The task> Check each line of the data below for the word "chart", then extract the ones that have it.

Data shown>
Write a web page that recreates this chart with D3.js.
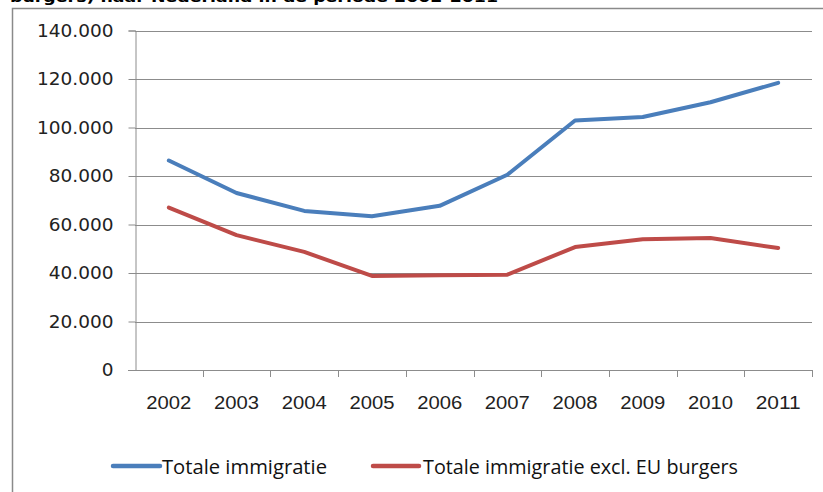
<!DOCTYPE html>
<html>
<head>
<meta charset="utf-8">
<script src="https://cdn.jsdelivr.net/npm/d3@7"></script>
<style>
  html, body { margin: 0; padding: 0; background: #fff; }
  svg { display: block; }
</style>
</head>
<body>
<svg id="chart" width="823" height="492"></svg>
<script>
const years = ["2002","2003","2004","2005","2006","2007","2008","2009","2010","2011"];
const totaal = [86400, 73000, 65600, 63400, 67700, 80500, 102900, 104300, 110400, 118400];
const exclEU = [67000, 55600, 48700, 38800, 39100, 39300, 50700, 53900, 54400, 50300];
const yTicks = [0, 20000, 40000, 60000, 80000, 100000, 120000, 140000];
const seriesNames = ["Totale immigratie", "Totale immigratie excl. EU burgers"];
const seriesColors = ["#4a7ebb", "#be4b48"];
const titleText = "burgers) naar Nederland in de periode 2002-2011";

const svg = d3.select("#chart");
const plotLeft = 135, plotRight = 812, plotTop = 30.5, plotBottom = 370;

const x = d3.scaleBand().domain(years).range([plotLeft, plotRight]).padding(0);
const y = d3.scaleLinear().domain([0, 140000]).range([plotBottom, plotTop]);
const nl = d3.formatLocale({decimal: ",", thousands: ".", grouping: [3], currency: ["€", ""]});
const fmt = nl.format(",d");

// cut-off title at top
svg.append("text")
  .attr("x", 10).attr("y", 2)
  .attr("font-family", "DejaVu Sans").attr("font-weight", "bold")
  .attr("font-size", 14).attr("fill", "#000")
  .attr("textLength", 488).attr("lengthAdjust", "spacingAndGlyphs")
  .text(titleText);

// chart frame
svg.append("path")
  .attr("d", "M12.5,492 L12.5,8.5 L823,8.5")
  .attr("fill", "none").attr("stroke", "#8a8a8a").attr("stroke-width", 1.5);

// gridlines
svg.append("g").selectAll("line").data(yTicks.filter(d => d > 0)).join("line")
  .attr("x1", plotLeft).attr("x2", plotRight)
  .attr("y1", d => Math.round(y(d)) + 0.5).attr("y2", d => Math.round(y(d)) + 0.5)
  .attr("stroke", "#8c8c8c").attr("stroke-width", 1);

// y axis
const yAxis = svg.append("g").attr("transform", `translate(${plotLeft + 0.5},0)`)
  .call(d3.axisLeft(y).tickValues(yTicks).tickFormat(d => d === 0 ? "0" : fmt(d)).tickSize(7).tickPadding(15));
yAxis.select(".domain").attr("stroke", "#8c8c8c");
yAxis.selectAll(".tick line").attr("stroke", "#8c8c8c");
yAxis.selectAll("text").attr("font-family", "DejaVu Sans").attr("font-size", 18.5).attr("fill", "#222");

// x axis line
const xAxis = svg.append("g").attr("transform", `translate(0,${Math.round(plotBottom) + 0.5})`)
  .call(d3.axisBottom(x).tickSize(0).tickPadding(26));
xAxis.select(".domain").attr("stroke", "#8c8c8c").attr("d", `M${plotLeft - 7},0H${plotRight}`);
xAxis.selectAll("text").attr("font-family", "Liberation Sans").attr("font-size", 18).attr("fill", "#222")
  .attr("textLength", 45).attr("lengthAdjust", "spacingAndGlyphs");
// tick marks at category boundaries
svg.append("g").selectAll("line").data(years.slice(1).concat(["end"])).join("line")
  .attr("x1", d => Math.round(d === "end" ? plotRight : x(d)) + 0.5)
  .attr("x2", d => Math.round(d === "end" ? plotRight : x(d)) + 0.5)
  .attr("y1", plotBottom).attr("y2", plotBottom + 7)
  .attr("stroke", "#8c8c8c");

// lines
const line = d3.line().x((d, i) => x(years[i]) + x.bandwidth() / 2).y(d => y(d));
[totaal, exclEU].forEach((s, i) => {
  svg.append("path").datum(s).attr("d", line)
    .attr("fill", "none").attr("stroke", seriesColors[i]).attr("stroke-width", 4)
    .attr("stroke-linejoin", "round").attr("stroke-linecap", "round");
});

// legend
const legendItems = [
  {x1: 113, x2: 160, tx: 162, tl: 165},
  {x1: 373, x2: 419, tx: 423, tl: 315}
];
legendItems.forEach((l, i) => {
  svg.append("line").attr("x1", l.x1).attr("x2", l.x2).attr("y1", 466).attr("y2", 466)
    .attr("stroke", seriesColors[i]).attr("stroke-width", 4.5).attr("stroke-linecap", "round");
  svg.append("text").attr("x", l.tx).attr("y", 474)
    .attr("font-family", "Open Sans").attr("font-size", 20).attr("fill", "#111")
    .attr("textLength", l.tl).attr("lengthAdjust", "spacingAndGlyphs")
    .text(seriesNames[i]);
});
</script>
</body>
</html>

Solution for this task>
Write a web page that recreates this chart with D3.js.
<svg id="chart" width="823" height="492"></svg>
const svg = d3.select("#chart");
// chart frame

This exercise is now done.